For our final trio prompt of the year, write about any topic you wish, but make sure your post features a bookcase, something cracked, and a song you love.
Christmas again. How many times has it come around, and its nearness is always a surprise? Every year I make vows that I will do “this” earlier, or not leave “that” until the last minute, and yet something always intervenes to make keeping that promise impossible. Perhaps last-minute things are just a part of Christmas, to be accepted.
For a brief space of time, I have the house all to myself. I use it to put up Christmas cards around the archway into the dining room, as well as a garland of artificial greenery with little pine cones and red berries. It’s nice to look at the cards again and again, and think about the friends or family who sent them; some I haven’t seen for years, others live nearby.

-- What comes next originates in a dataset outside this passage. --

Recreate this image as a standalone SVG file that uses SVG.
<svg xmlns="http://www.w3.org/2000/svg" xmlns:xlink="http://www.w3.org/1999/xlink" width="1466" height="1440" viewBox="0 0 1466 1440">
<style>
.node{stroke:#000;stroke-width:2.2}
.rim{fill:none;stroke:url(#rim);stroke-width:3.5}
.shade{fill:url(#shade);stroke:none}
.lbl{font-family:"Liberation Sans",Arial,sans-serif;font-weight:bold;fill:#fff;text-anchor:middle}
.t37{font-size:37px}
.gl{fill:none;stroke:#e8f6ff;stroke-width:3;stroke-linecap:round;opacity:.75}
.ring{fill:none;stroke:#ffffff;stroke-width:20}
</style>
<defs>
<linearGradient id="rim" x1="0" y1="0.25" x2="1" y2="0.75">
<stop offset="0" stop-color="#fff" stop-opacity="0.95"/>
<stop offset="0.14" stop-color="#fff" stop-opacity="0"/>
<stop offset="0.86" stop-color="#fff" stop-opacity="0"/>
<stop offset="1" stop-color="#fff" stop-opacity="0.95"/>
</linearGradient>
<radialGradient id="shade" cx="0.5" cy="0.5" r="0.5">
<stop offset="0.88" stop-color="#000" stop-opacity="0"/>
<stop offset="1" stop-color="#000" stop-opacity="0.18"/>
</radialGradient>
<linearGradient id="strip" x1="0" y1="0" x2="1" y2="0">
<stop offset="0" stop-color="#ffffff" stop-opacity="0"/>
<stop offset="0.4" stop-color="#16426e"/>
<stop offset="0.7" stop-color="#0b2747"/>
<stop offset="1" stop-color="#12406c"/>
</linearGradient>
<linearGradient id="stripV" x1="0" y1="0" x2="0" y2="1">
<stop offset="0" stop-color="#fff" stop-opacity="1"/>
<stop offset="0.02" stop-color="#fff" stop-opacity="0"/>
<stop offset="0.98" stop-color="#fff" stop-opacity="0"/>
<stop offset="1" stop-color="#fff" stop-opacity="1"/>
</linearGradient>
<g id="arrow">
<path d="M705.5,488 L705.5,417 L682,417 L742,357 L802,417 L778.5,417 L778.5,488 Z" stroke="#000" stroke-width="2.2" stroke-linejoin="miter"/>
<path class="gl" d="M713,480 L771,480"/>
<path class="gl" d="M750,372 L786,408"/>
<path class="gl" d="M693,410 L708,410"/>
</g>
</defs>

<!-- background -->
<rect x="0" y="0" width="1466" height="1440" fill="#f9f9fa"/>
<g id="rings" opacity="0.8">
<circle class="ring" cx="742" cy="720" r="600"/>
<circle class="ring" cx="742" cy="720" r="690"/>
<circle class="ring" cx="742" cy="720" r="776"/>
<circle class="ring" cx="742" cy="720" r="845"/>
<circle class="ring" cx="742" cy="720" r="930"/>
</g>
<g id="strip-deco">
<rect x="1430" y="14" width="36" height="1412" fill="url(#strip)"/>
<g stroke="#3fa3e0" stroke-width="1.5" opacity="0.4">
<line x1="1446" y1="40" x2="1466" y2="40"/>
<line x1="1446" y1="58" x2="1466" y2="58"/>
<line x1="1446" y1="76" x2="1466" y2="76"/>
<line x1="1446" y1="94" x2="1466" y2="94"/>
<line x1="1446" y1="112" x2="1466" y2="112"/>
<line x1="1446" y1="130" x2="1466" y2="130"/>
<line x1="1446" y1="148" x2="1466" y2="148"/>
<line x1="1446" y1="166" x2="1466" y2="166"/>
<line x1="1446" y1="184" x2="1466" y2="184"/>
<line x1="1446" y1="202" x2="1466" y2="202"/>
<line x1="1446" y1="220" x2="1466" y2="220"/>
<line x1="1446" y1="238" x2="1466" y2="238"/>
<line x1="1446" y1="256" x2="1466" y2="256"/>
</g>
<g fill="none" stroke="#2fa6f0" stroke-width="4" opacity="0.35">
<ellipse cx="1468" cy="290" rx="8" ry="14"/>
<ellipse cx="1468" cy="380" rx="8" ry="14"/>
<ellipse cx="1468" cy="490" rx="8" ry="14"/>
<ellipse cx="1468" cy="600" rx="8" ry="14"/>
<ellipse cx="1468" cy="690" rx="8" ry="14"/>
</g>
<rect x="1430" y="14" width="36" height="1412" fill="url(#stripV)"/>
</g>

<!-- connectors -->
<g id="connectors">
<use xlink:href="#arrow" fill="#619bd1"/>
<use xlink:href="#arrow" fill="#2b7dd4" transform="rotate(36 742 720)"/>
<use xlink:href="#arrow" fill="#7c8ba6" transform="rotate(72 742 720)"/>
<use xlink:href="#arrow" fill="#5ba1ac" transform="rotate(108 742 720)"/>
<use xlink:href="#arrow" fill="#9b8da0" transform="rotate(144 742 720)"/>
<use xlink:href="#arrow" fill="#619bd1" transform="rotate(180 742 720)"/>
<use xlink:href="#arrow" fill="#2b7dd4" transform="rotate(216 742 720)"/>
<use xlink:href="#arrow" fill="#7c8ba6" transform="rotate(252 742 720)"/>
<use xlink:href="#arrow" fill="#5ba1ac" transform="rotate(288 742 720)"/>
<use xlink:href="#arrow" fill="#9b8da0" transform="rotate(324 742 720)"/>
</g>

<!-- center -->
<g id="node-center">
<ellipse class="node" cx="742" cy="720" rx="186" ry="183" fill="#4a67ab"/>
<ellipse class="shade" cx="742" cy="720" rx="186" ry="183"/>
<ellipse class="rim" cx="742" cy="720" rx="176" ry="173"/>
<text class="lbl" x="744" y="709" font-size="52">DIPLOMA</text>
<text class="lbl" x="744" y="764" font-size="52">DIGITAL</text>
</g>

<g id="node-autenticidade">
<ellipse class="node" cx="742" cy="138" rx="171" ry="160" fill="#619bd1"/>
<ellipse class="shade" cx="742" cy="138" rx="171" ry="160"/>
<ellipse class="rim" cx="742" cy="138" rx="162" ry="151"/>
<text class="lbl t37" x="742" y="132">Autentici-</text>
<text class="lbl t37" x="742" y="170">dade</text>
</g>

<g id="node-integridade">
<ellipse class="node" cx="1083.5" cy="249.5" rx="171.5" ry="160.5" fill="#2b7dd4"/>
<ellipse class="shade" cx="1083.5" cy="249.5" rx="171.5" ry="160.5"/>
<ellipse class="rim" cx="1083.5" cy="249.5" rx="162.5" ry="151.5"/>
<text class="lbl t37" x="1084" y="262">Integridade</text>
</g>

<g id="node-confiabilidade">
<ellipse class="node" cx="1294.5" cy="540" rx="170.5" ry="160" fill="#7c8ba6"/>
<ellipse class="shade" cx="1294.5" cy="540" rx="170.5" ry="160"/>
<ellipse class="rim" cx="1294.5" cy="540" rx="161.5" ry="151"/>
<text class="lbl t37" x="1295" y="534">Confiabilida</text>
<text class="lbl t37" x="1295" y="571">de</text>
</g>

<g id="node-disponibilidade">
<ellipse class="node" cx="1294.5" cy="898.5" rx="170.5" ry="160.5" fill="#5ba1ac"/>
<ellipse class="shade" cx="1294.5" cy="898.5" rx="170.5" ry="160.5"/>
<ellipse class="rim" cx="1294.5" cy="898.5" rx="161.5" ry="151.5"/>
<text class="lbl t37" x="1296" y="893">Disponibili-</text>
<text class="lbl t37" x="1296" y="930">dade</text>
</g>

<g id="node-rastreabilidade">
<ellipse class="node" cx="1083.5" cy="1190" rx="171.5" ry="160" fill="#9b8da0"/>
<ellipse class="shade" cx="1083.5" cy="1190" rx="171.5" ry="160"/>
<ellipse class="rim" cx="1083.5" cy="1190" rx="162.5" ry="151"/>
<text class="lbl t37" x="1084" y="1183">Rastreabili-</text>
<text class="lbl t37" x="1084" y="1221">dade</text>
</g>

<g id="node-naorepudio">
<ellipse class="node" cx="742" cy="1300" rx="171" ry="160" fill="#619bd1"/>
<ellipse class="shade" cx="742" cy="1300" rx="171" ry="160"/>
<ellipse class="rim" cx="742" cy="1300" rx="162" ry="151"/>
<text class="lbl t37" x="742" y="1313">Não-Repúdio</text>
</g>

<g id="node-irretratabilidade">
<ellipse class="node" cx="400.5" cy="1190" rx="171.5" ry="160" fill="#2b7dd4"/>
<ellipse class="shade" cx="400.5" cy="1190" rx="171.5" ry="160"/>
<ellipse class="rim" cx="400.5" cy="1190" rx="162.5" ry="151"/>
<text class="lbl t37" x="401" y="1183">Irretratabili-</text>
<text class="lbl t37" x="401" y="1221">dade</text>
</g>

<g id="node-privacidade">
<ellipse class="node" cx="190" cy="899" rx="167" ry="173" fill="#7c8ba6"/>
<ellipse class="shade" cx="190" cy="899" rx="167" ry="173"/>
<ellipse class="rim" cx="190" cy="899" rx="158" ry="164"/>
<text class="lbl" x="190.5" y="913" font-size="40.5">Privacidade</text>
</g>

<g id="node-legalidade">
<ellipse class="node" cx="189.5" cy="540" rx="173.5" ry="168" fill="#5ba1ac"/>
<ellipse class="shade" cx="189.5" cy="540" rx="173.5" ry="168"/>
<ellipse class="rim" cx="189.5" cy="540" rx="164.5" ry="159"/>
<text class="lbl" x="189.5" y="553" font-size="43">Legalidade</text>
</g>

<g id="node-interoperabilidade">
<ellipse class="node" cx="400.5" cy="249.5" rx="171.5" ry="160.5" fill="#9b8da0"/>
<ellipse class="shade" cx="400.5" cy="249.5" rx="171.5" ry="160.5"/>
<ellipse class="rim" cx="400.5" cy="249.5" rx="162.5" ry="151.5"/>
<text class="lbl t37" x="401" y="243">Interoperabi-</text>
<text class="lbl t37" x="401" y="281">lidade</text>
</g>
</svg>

The CD I’ve been listening to just ended, so I climb down from my step stool and change it to one by Mannaheim Steamroller that I play year after year. That accomplished, I move back to my card-hanging, stepping up onto the stool again. The album starts out with a fast-paced “Deck the Halls.” and I find it amusing that that’s just what I’m doing. Then, one of my favorites, “Bring a Torch, Jeannette Isabella”, which I heard for the first time only a few years ago — don’t know how I missed it before, but the Steamroller’s version has a distinctive acoustic sound.
Over the sound of music, I hear the doorbell. I hurry to climb down, and rushing through the living room, bump into a bookcase, sending my favorite crystal vase on its side, not only spilling water everywhere, but breaking as it rolls onto the floor dumping its flowers. I remember the doorbell, and continue swiftly, as I rub my bruised hip, to find out who’s interrupting me and setting off this mayhem.

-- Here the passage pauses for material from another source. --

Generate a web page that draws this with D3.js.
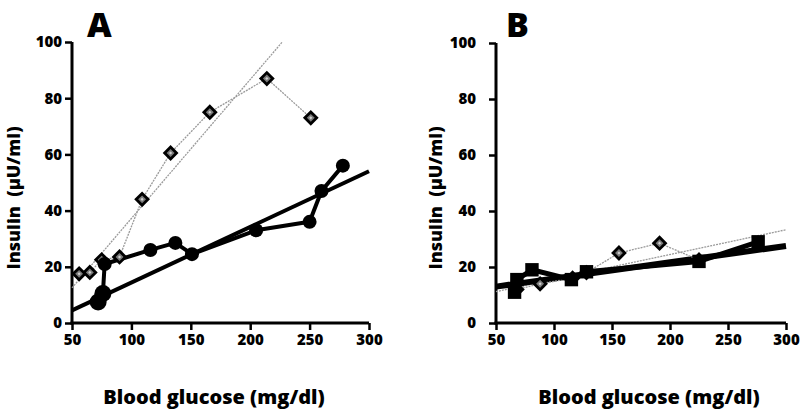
<!DOCTYPE html>
<html><head><meta charset="utf-8">
<script src="https://cdn.jsdelivr.net/npm/d3@7"></script>
<style>
body{margin:0;background:#fff;}
svg{display:block;}
text{font-family:"Open Sans",sans-serif;font-weight:800;fill:#000;}
</style></head>
<body><svg id="c" width="800" height="414"></svg>
<script>
// ---- data ----
const xTicks = [50, 100, 150, 200, 250, 300];
const yTicks = [0, 20, 40, 60, 80, 100];

const A_diamondGlucose = [56, 65, 75, 90, 109, 133, 166, 214, 251];
const A_diamondInsulin = [17.5, 18, 22.5, 23.5, 44, 60.5, 75, 87, 73];
const A_circleGlucose = [72, 76, 77.5, 116, 137, 151, 205, 250, 260, 278];
const A_circleInsulin = [7.5, 10.5, 21, 26, 28.5, 24.5, 33, 36, 47, 56];
const A_fitGrayX = [50, 227];
const A_fitGrayY = [12.5, 100];
const A_fitBlackX = [50, 300];
const A_fitBlackY = [4.5, 54];

const B_diamondGlucose = [68, 88, 116, 128, 156, 191, 225];
const B_diamondInsulin = [12, 14, 16, 18, 25, 28.5, 22.5];
const B_squareGlucose = [66, 68, 81, 115, 128, 225, 276];
const B_squareInsulin = [11, 15.5, 19, 15.5, 18.3, 22, 29];
const B_fitGrayX = [50, 300];
const B_fitGrayY = [11.2, 33.3];
const B_fitBlackX = [50, 300];
const B_fitBlackY = [13, 27.5];

const zip = (a, b) => a.map((v, i) => [v, b[i]]);

const svg = d3.select("#c");

function panel(cfg) {
  const x = d3.scaleLinear().domain([50, 300]).range(cfg.xr);
  const y = d3.scaleLinear().domain([0, 100]).range(cfg.yr);
  const g = svg.append("g");
  const line = d3.line().x(d => x(d[0])).y(d => y(d[1]));

  // axes
  const ax = g.append("g").attr("transform", `translate(0,${cfg.yr[0]})`)
    .call(d3.axisBottom(x).tickValues(xTicks).tickSize(7).tickSizeOuter(0).tickPadding(4));
  const ay = g.append("g").attr("transform", `translate(${cfg.xr[0]},0)`)
    .call(d3.axisLeft(y).tickValues(yTicks).tickSize(7).tickSizeOuter(0).tickPadding(cfg.ypad));
  [ax, ay].forEach(a => {
    a.select(".domain").attr("stroke", "#000").attr("stroke-width", 3);
    a.selectAll(".tick line").attr("stroke", "#000").attr("stroke-width", 2.5);
    a.selectAll(".tick text").attr("font-size", 15).attr("font-family", "Open Sans").attr("font-weight", 800).attr("fill", "#000");
  });
  ax.select(".domain").attr("d", `M${cfg.xr[0]-1.5},0H${cfg.xr[1]}`);
  ay.select(".domain").attr("d", `M0,${cfg.yr[0]+1.5}V${cfg.yr[1]}`);

  // fits
  g.append("path").datum(zip(cfg.fitGrayX, cfg.fitGrayY)).attr("d", line)
    .attr("fill", "none").attr("stroke", "#9a9a9a").attr("stroke-width", 1.3).attr("stroke-dasharray", "2,1");
  g.append("path").datum(zip(cfg.fitBlackX, cfg.fitBlackY)).attr("d", line)
    .attr("fill", "none").attr("stroke", "#000").attr("stroke-width", cfg.fitW);

  // gray polyline + diamonds
  const dd = zip(cfg.dX, cfg.dY);
  g.append("path").datum(dd).attr("d", line)
    .attr("fill", "none").attr("stroke", "#9a9a9a").attr("stroke-width", 1.3).attr("stroke-dasharray", "2,1");

  // black polyline
  const bd = zip(cfg.bX, cfg.bY);
  g.append("path").datum(bd).attr("d", line)
    .attr("fill", "none").attr("stroke", "#000").attr("stroke-width", cfg.polyW).attr("stroke-linejoin", "round");

  const sq = d3.symbol().type(d3.symbolSquare);
  const dg = g.selectAll(".dia").data(dd).join("g")
    .attr("transform", d => `translate(${x(d[0])},${y(d[1])}) rotate(45)`);
  dg.append("path").attr("d", sq.size(70)()).attr("fill", "#7a7a7a").attr("stroke", "#000").attr("stroke-width", 2.8);
  dg.append("path").attr("d", sq.size(5)()).attr("fill", "#d0d0d0");

  if (cfg.marker === "circle") {
    g.selectAll(".pt").data(bd).join("circle")
      .attr("cx", d => x(d[0])).attr("cy", d => y(d[1]))
      .attr("r", (d, i) => i < 2 ? 8.5 : 7).attr("fill", "#000");
  } else {
    g.selectAll(".pt").data(bd).join("path")
      .attr("transform", d => `translate(${x(d[0])},${y(d[1])})`)
      .attr("d", sq.size(180)()).attr("fill", "#000");
  }

  // labels
  svg.append("text").attr("x", cfg.titleX).attr("y", 37).attr("font-size", 34)
    .attr("font-family", "Liberation Sans, Arial, sans-serif").attr("font-weight", 900).text(cfg.title);
  svg.append("text").attr("transform", `translate(${cfg.ylabX},198) rotate(-90)`)
    .attr("text-anchor", "middle").attr("font-size", 18).text("Insulin\u00a0\u00a0(\u03bcU/ml)");
  svg.append("text").attr("x", cfg.xlabX).attr("y", 404).attr("text-anchor", "middle")
    .attr("font-size", 20).text("Blood glucose (mg/dl)");
}

panel({xr: [72, 369], yr: [323, 42], ypad: 3, fitW: 4, polyW: 4, marker: "circle",
  dX: A_diamondGlucose, dY: A_diamondInsulin, bX: A_circleGlucose, bY: A_circleInsulin,
  fitGrayX: A_fitGrayX, fitGrayY: A_fitGrayY, fitBlackX: A_fitBlackX, fitBlackY: A_fitBlackY,
  title: "A", titleX: 87, ylabX: 20, xlabX: 214});
panel({xr: [496, 786], yr: [323, 43], ypad: 13, fitW: 6, polyW: 5, marker: "square",
  dX: B_diamondGlucose, dY: B_diamondInsulin, bX: B_squareGlucose, bY: B_squareInsulin,
  fitGrayX: B_fitGrayX, fitGrayY: B_fitGrayY, fitBlackX: B_fitBlackX, fitBlackY: B_fitBlackY,
  title: "B", titleX: 506, ylabX: 442, xlabX: 649});
</script></body></html>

I pull open the door, and there’s my neighbor bringing over a jar of her wonderful sugar and spice pecans, wishing me a merry Christmas. I thank her sincerely, and ask her in for coffee, but she has other deliveries to make and waves a goodbye.
When I return to the living room, I begin cleaning up the mess, first picking up the flowers and then the pieces of glass, a gift from my favorite boss when I got married. The memories of my job and how much I enjoyed working, drift back, pleasant, but not as rewarding as the family life I am living now. But it’s sad to lose something that reminds me of the past — and I continue picking up the shards of crystal.
Soon the task is completed, the floor washed and swept thoroughly so none of us get pieces of glass stuck in our bare feet — kids always seems to be running around in bare feet even in the winter.
Mannaheim’s rocking version of “God Rest Ye Merry Gentlemen” is playing as I hear the front door open and a whoosh of cold air bring happy voices as my husband and three kids return from Christmas shopping. Wonder what gifts they picked out for me this year?
I hug them all, and my husband compliments me on the decorations I’ve just finished. No sense of loss remains; this is my present life and a happy one at that.